BenchCouncil reports performance number, performance & accuracy number (time-to-accuracy), and energy consumption number (energy-to-accuracy) using AIBench.

  • Time-to-accuracy Number of a few representative benchmarks from AIBench.

    As the training time to a state-of-the-art accuracy requires a lot of execution time, for performance & accuracy ranking, we only choose a few representative benchmarks from AIBench for reducing the cost just like that the HPC Top500 ranking only reports three benchmarks.

  • Energy-to-accuracy Number of a few representative benchmarks from AIBench.

    As the training time to a state-of-the-art accuracy requires a lot of execution time, for energy ranking, we only choose a few representative benchmarks from AIBench for reducing the cost just like that the HPC Top500 ranking only reports three benchmarks.

  • Throughput Number of full benchmarks of AIBench.

    We evaluate CPUs, GPUs and other AI accelerators using the full benchmarks of AIBench. We run the benchmarks using optimized parameter settings to achieve the accuracy of referenced paper and report the throughput performance.

For workload characterization, since TBD paper and our previous work find that each iteration has the same computation logic and the iteration number has little impact on micro-architectural behaviors, we first adjust the parameters, e.g., batch size, and train the benchmarks to approaching to the accuracy stated in the referenced paper, and then use the same parameter settings and sample dozens of epochs to get micro-architectural results.

(1) Time-to-accuracy and Energy-to-accuracy Numbers

Available soon.

(2) Throughput Performance Number

Currently, BenchCouncil publish the performance numbers of intelligent chips, using six representative component benchmarks in AIBench.
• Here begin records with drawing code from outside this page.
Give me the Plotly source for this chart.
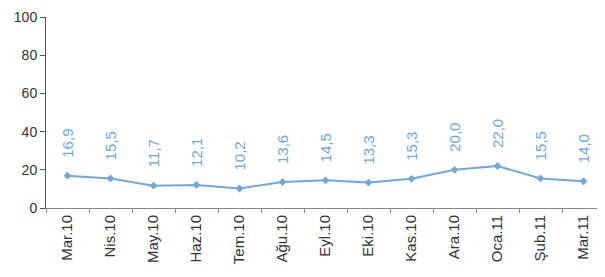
import plotly.graph_objects as go

categories = ["Mar.10", "Nis.10", "May.10", "Haz.10", "Tem.10", "Ağu.10", "Eyl.10",
              "Eki.10", "Kas.10", "Ara.10", "Oca.11", "Şub.11", "Mar.11"]
values = [16.9, 15.5, 11.7, 12.1, 10.2, 13.6, 14.5, 13.3, 15.3, 20.0, 22.0, 15.5, 14.0]
y_ticks = [0, 20, 40, 60, 80, 100]

blue = "#6fa8dc"
fig = go.Figure()
fig.add_trace(go.Scatter(
    x=categories, y=values, mode="lines+markers",
    line=dict(color=blue, width=2),
    marker=dict(symbol="diamond", size=6, color=blue),
    hoverinfo="skip",
))

for c, v in zip(categories, values):
    fig.add_annotation(
        x=c, y=v, text=f"{v:.1f}".replace(".", ","), showarrow=False,
        textangle=-90, yanchor="bottom", yshift=16,
        font=dict(family="Liberation Sans, Arial", size=15, color=blue),
    )

fig.update_layout(
    width=605, height=277,
    margin=dict(l=38, r=8, t=9, b=77),
    paper_bgcolor="white", plot_bgcolor="white",
    showlegend=False,
    font=dict(family="Liberation Sans, Arial", size=14, color="#333333"),
    xaxis=dict(
        type="category", tickangle=-90, showgrid=False, automargin=False,
        showline=True, linecolor="#888888", linewidth=1,
        ticks="outside", tickson="boundaries", ticklen=4, tickcolor="#888888",
        tickfont=dict(size=15), range=[-0.5, 12.5], ticklabeloverflow="allow",
    ),
    yaxis=dict(
        range=[0, 100], tickvals=y_ticks, showgrid=False, zeroline=False,
        automargin=False, ticklabeloverflow="allow",
        showline=True, linecolor="#555555", linewidth=1,
        ticks="outside", ticklen=5, tickcolor="#555555",
        tickfont=dict(size=14),
    ),
)

fig.write_html("out.html")
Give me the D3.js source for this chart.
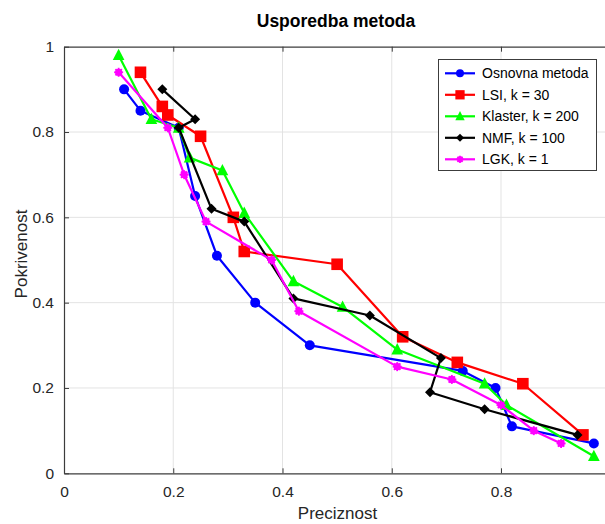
<!DOCTYPE html>
<html>
<head>
<meta charset="utf-8">
<script src="https://cdn.jsdelivr.net/npm/d3@7"></script>
<style>
  html, body { margin: 0; padding: 0; background: #fff; }
  svg { display: block; font-family: "Liberation Sans", Arial, Helvetica, sans-serif; }
</style>
</head>
<body>
<svg id="chart" width="605" height="524"></svg>
<script>
// Precision / recall curves for each retrieval method
const osnovnaX = [0.11, 0.14, 0.21, 0.24, 0.28, 0.35, 0.45, 0.73, 0.79, 0.82, 0.97];
const osnovnaY = [0.90, 0.85, 0.81, 0.65, 0.51, 0.40, 0.30, 0.24, 0.20, 0.11, 0.07];

const lsiX = [0.14, 0.18, 0.19, 0.25, 0.31, 0.33, 0.50, 0.62, 0.72, 0.84, 0.95];
const lsiY = [0.94, 0.86, 0.84, 0.79, 0.60, 0.52, 0.49, 0.32, 0.26, 0.21, 0.09];

const klasterX = [0.10, 0.16, 0.21, 0.23, 0.29, 0.33, 0.42, 0.51, 0.61, 0.77, 0.81, 0.97];
const klasterY = [0.98, 0.83, 0.81, 0.74, 0.71, 0.61, 0.45, 0.39, 0.29, 0.21, 0.16, 0.04];

const nmfX = [0.18, 0.24, 0.21, 0.27, 0.33, 0.42, 0.56, 0.69, 0.67, 0.77, 0.94];
const nmfY = [0.90, 0.83, 0.81, 0.62, 0.59, 0.41, 0.37, 0.27, 0.19, 0.15, 0.09];

const lgkX = [0.10, 0.19, 0.22, 0.26, 0.38, 0.43, 0.61, 0.71, 0.80, 0.86, 0.91];
const lgkY = [0.94, 0.81, 0.70, 0.59, 0.50, 0.38, 0.25, 0.22, 0.16, 0.10, 0.07];

const seriesNames = ["Osnovna metoda", "LSI, k = 30", "Klaster, k = 200", "NMF, k = 100", "LGK, k = 1"];
const xTicks = [0, 0.2, 0.4, 0.6, 0.8];
const yTicks = [0, 0.2, 0.4, 0.6, 0.8, 1];

const series = [
  { name: seriesNames[0], xs: osnovnaX, ys: osnovnaY, color: "#0000ff", marker: "circle" },
  { name: seriesNames[1], xs: lsiX,     ys: lsiY,     color: "#ff0000", marker: "square" },
  { name: seriesNames[2], xs: klasterX, ys: klasterY, color: "#00ff00", marker: "triangle" },
  { name: seriesNames[3], xs: nmfX,     ys: nmfY,     color: "#000000", marker: "diamond" },
  { name: seriesNames[4], xs: lgkX,     ys: lgkY,     color: "#ff00ff", marker: "asterisk" }
];

const svg = d3.select("#chart");
const plotLeft = 64, plotTop = 46.7, plotBottom = 473.3;
const x = d3.scaleLinear().domain([0, 1]).range([plotLeft, plotLeft + 546.25]);
const y = d3.scaleLinear().domain([0, 1]).range([plotBottom, plotTop]);

const axisColor = "#3c3c3c";
const gridColor = "#e3e3e3";

// grid
const grid = svg.append("g");
grid.selectAll("line.gx").data(xTicks.filter(d => d > 0)).enter().append("line")
  .attr("x1", d => x(d)).attr("x2", d => x(d)).attr("y1", plotTop).attr("y2", plotBottom)
  .attr("stroke", gridColor).attr("stroke-width", 1);
grid.selectAll("line.gy").data(yTicks.filter(d => d > 0 && d < 1)).enter().append("line")
  .attr("x1", plotLeft).attr("x2", x(1)).attr("y1", d => y(d)).attr("y2", d => y(d))
  .attr("stroke", gridColor).attr("stroke-width", 1);

// axes with inward ticks
function styleAxis(g) {
  g.selectAll("path.domain").attr("stroke", axisColor).attr("stroke-width", 1.2);
  g.selectAll(".tick line").attr("stroke", axisColor).attr("stroke-width", 1);
  g.selectAll(".tick text").attr("fill", "#262626").style("font-size", "15.5px")
    .style("font-family", '"Liberation Sans", Arial, sans-serif');
}
const fmt = d => String(d);

const xAxis = d3.axisBottom(x).tickValues(xTicks).tickFormat(fmt)
  .tickSizeInner(-5).tickSizeOuter(0).tickPadding(13);
svg.append("g").attr("transform", `translate(0,${plotBottom})`).call(xAxis).call(styleAxis);

const xAxisTop = d3.axisTop(x).tickValues(xTicks).tickFormat("")
  .tickSizeInner(-5).tickSizeOuter(0);
svg.append("g").attr("transform", `translate(0,${plotTop})`).call(xAxisTop).call(styleAxis);

const yAxis = d3.axisLeft(y).tickValues(yTicks).tickFormat(fmt)
  .tickSizeInner(-5).tickSizeOuter(0).tickPadding(10);
svg.append("g").attr("transform", `translate(${plotLeft},0)`).call(yAxis).call(styleAxis);

// marker shapes
function drawMarker(g, type, color, size) {
  const s = size || 1;
  if (type === "circle") {
    g.append("circle").attr("r", 5 * s).attr("fill", color);
  } else if (type === "square") {
    g.append("rect").attr("x", -5.8 * s).attr("y", -5.8 * s).attr("width", 11.6 * s).attr("height", 11.6 * s).attr("fill", color);
  } else if (type === "triangle") {
    const r = 6.5 * s;
    g.append("path").attr("d", `M0,${-r} L${r * 0.9},${r * 0.75} L${-r * 0.9},${r * 0.75} Z`).attr("fill", color);
  } else if (type === "diamond") {
    const r = 5 * s;
    g.append("path").attr("d", `M0,${-r} L${r},0 L0,${r} L${-r},0 Z`).attr("fill", color);
  } else if (type === "asterisk") {
    const r = 4.5 * s;
    g.append("circle").attr("r", r * 0.8).attr("fill", color);
    [0, 45, 90, 135].forEach(a => {
      const rad = a * Math.PI / 180;
      g.append("line")
        .attr("x1", -r * Math.cos(rad)).attr("y1", -r * Math.sin(rad))
        .attr("x2", r * Math.cos(rad)).attr("y2", r * Math.sin(rad))
        .attr("stroke", color).attr("stroke-width", 1.8);
    });
  }
}

// plotted series
const line = d3.line().x(d => x(d[0])).y(d => y(d[1]));
series.forEach(s => {
  const pts = s.xs.map((v, i) => [v, s.ys[i]]);
  const g = svg.append("g");
  g.append("path").attr("d", line(pts)).attr("fill", "none")
    .attr("stroke", s.color).attr("stroke-width", 2.2).attr("stroke-linejoin", "round");
  pts.forEach(p => {
    const m = g.append("g").attr("transform", `translate(${x(p[0])},${y(p[1])})`);
    drawMarker(m, s.marker, s.color);
  });
});

// legend
const lg = svg.append("g");
lg.append("rect").attr("x", 438.5).attr("y", 59.5).attr("width", 158).attr("height", 111)
  .attr("fill", "#fff").attr("stroke", axisColor).attr("stroke-width", 1);
series.forEach((s, i) => {
  const cy = 73.3 + i * 21.5;
  lg.append("line").attr("x1", 445).attr("x2", 475).attr("y1", cy).attr("y2", cy)
    .attr("stroke", s.color).attr("stroke-width", 2.2);
  const m = lg.append("g").attr("transform", `translate(460,${cy})`);
  drawMarker(m, s.marker, s.color, 0.8);
  lg.append("text").attr("x", 482).attr("y", cy + 5).text(s.name)
    .attr("fill", "#000").style("font-size", "14px");
});

// title and axis labels
svg.append("text").attr("x", 336).attr("y", 27).attr("text-anchor", "middle")
  .style("font-size", "17.5px").style("font-weight", "bold").attr("fill", "#000")
  .text("Usporedba metoda");
svg.append("text").attr("x", 337.5).attr("y", 519).attr("text-anchor", "middle")
  .style("font-size", "17px").attr("fill", "#262626").text("Preciznost");
svg.append("text").attr("transform", "translate(27,254) rotate(-90)")
  .attr("text-anchor", "middle").style("font-size", "17px").attr("fill", "#262626")
  .text("Pokrivenost");
</script>
</body>
</html>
The numbers comprehensively evaluate eight NVIDIA GPUs, covering different types, different architectures, different memory capacities, and having different prices. The detailed information of the eight GPUs are listed in the Table.

Numbers of Intelligent Chips

GPU Type GPU Architecture GPU Memory
Tesla V100 NVIDIA Volta 32GB
Tesla V100 NVIDIA Volta 16GB
GeForce RTX 2080Ti NVIDIA Turing 11GB
GeForce RTX 2080 NVIDIA Turing 8GB
GeForce RTX 2070 NVIDIA Turing 8GB
Tesla P100 NVIDIA Pascal 16GB
Titan XP NVIDIA Pascal 12GB
GeForce GTX 1080Ti NVIDIA Pascal 11GB

We choose six benchmarks from AIBench to evaluate these eight GPUs, including image classification, Image-to-Image, speech recognition, object detection, Image-to-Text, and face embedding.
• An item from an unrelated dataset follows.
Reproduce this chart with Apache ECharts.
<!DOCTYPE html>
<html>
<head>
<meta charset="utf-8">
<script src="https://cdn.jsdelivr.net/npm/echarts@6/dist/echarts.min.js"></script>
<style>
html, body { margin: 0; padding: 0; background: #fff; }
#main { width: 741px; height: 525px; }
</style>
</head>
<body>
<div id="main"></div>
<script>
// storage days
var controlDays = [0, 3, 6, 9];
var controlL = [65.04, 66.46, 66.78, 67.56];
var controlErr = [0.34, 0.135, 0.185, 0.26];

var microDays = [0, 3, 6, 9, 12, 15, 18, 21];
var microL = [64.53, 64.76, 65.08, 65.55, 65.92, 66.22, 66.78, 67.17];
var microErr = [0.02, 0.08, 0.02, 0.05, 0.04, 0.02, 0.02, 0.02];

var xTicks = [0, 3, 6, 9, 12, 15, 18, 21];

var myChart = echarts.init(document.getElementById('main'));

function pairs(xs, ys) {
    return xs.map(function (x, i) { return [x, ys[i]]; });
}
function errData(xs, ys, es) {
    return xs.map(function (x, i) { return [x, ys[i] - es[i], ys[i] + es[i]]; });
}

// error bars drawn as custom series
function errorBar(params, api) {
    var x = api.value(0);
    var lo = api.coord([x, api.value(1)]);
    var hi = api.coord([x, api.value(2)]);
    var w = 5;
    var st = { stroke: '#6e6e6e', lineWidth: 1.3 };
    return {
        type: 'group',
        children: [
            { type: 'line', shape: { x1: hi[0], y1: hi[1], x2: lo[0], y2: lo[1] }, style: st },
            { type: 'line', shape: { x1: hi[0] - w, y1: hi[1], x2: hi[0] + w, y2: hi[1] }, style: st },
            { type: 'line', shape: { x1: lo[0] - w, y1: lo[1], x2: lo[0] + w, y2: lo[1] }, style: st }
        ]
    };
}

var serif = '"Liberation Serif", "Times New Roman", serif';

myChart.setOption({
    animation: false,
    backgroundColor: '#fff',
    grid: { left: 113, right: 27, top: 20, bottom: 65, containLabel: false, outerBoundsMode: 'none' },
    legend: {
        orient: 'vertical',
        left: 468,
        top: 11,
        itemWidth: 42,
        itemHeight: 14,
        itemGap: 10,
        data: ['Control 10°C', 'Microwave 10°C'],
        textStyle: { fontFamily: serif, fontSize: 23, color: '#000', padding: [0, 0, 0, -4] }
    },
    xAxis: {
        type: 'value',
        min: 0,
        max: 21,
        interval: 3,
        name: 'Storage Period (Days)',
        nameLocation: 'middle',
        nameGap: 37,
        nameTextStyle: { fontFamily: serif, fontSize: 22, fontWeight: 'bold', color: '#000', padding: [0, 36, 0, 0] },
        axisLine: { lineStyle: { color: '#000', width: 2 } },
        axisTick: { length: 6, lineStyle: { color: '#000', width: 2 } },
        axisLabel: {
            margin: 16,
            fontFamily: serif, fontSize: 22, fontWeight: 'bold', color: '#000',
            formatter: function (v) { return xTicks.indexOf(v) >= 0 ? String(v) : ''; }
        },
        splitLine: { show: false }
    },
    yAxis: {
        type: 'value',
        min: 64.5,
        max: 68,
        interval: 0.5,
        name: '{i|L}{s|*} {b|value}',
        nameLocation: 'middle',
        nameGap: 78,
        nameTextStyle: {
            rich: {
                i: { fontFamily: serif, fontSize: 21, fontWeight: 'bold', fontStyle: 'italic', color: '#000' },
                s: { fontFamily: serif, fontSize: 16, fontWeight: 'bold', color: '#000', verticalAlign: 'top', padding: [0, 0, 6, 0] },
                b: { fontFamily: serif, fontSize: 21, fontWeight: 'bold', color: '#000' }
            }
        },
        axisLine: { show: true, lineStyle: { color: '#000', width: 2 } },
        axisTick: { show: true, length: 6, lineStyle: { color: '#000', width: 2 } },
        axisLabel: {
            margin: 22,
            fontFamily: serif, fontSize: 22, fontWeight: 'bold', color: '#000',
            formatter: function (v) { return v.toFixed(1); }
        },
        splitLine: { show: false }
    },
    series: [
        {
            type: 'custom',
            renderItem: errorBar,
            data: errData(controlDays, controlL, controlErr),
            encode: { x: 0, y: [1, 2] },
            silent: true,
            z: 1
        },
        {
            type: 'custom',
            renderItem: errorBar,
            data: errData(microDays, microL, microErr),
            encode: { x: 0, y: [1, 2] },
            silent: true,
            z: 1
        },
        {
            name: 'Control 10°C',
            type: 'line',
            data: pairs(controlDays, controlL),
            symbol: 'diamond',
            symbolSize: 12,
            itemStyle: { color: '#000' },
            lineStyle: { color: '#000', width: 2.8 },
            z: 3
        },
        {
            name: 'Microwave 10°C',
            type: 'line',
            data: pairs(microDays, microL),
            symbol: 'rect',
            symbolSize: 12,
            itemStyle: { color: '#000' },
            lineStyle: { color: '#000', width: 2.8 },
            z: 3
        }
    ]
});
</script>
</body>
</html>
  • Image classification (ResNet50 Model) extracts different thematic classes within the input image, which is a supervised learning problem to define a set of target classes and train a model to recognize. This benchmark uses ResNet neural network and uses ImageNet as data input.
  • Image-to-Image (CycleGAN Paper) converts an image from one representation of an image to another representation, such as the style conversion and season change. This benchmark uses the cycleGAN algorithm and takes Cityscapes dataset as input.
  • Speech recognition (DeepSpeech2 Model) recognizes and translates the spoken language to text. This benchmark uses the DeepSpeech2 algorithm and takes Librispeech dataset as input.
  • Object detection (Faster R-CNN Model) detects the objects within an image. This benchmark uses the Faster R-CNN algorithm and takes Microsoft COCO dataset as input.
  • Image-to-Text (Neural Image Caption Model) generates the description of an image automatically. This benchmark uses Neural Image Caption model and takes Microsoft COCO dataset as input.
  • Face embedding (Facenet Model) transforms a facial image to a vector in embedding space. This benchmark uses the FaceNet algorithm and takes the VGGFace2 as input.
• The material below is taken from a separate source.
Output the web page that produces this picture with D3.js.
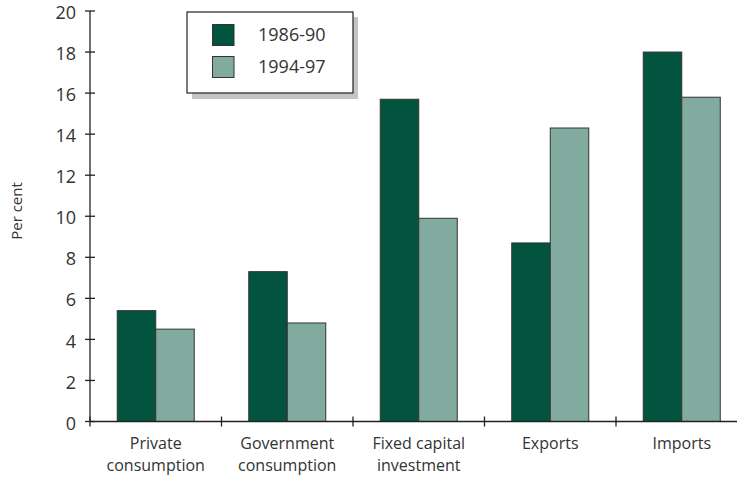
<!DOCTYPE html>
<html><head><meta charset="utf-8">
<script src="https://cdn.jsdelivr.net/npm/d3@7"></script>
<style>body{margin:0;background:#fff}svg{display:block}text{font-family:"Open Sans",Lato,sans-serif;fill:#333}</style>
</head><body>
<svg id="c" width="737" height="481"></svg>
<script>
const categories = [["Private","consumption"],["Government","consumption"],["Fixed capital","investment"],["Exports"],["Imports"]];
const series = ["1986-90","1994-97"];
const values1986 = [5.4, 7.3, 15.7, 8.7, 18.0];
const values1994 = [4.5, 4.8, 9.9, 14.3, 15.8];
const yTicks = [0,2,4,6,8,10,12,14,16,18,20];
const colors = ["#02543f","#82ab9f"];

const svg = d3.select("#c");
const x0 = 90, bandW = 131.5;
const x = d3.scaleBand().domain(d3.range(categories.length)).range([x0, x0 + bandW*categories.length]).paddingInner(0).paddingOuter(0);
const y = d3.scaleLinear().domain([0,20]).range([421.5, 11]);
const barW = 38.5;

const data = [values1986, values1994];
categories.forEach((c,i)=>{
  const cx = x(i) + x.bandwidth()/2;
  data.forEach((vals,s)=>{
    svg.append("rect")
      .attr("x", cx - barW + s*barW)
      .attr("y", y(vals[i]))
      .attr("width", barW)
      .attr("height", y(0) - y(vals[i]))
      .attr("fill", colors[s]).attr("stroke","#333").attr("stroke-width",1);
  });
  c.forEach((line,k)=>{
    svg.append("text").attr("x", cx).attr("y", 449 + k*22).attr("text-anchor","middle")
      .attr("font-size",16).text(line);
  });
});

// y axis
svg.append("line").attr("x1",x0).attr("x2",x0).attr("y1",y(20)).attr("y2",y(0)).attr("stroke","#222").attr("stroke-width",1.3);
yTicks.forEach(t=>{
  svg.append("line").attr("x1",x0-5).attr("x2",x0+5).attr("y1",y(t)).attr("y2",y(t)).attr("stroke","#222").attr("stroke-width",1.3);
  svg.append("text").attr("x",x0-14).attr("y",y(t)).attr("dy","0.45em").attr("text-anchor","end").attr("font-size",18).text(t);
});
// x axis
svg.append("line").attr("x1",x0).attr("x2",x0+bandW*categories.length).attr("y1",y(0)).attr("y2",y(0)).attr("stroke","#222").attr("stroke-width",1.3);
d3.range(categories.length+1).forEach(i=>{
  const xx = x0 + i*bandW;
  svg.append("line").attr("x1",xx).attr("x2",xx).attr("y1",y(0)-5).attr("y2",y(0)+5).attr("stroke","#222").attr("stroke-width",1.3);
});

svg.append("text").attr("transform","translate(17,211) rotate(-90)").attr("text-anchor","middle").attr("dy","0.36em").attr("font-size",15).text("Per cent");

// legend
const lg = svg.append("g");
lg.append("rect").attr("x",192).attr("y",17).attr("width",166).attr("height",82).attr("fill","#c4c4c4");
lg.append("rect").attr("x",187).attr("y",12).attr("width",166).attr("height",81).attr("fill","#fff").attr("stroke","#222").attr("stroke-width",1.2);
series.forEach((s,i)=>{
  lg.append("rect").attr("x",212.5).attr("y",24.5+i*32).attr("width",21.5).attr("height",21).attr("fill",colors[i]).attr("stroke","#333");
  lg.append("text").attr("x",258).attr("y",35+i*32).attr("dy","0.36em").attr("font-size",18).text(s);
});
</script>
</body></html>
Training Performance on Single GPU

We evaluate the single GPU performance using six benchmarks. The result shows that the Tesla V100 has the best training performance on almost all workloads, and has 1-2 times performance improvement. GeForce RTX 2080Ti also has good performance on four workloads, closing to the performance of V100. Considering their prices, GeForce RTX 2080Ti has higher price–performance ratio. In addition, the AI workloads have higher memory requirements thus that the GPUs with 8 GB memory are no longer suit for partial AI workloads, such as object detection.




Training Performance on Multiple GPUs

We further evaluated the training performance on multiple GPUs, mainly 2 cards and 4 cards. We find that from the perspective of absolute performance on multiple cards, Tesla V100 of 32 GB memory has the highest performance, which performs 2 times better than the other GPU types at most. However, from the perspective of the speedup ratio comparing multiple cards with single card, V100 do not have the highest speedup ratio, with 1.77 (highest: 1.83 P100) times speedup ratio on 2 cards and 3.16 (highest: 3.37 Titan XP) times on 4 cards. In addition, Titan XP and GeForce RTX 2080Ti have good performance and have higher price–performance ratio comparing to V100.




Inference Performance on Single GPU

To evaluate the inference performance of intelligent chips, we also evaluate the inference time on single GPU card. We find that the V100 also has the best inference performance, which performs 4 times better than the others at most. The inference performance of Titan XP is colse to V100 and has higher price–performance ratio. Likewise, the inference of partial AI workloads also have high memory requirements, such as object detection.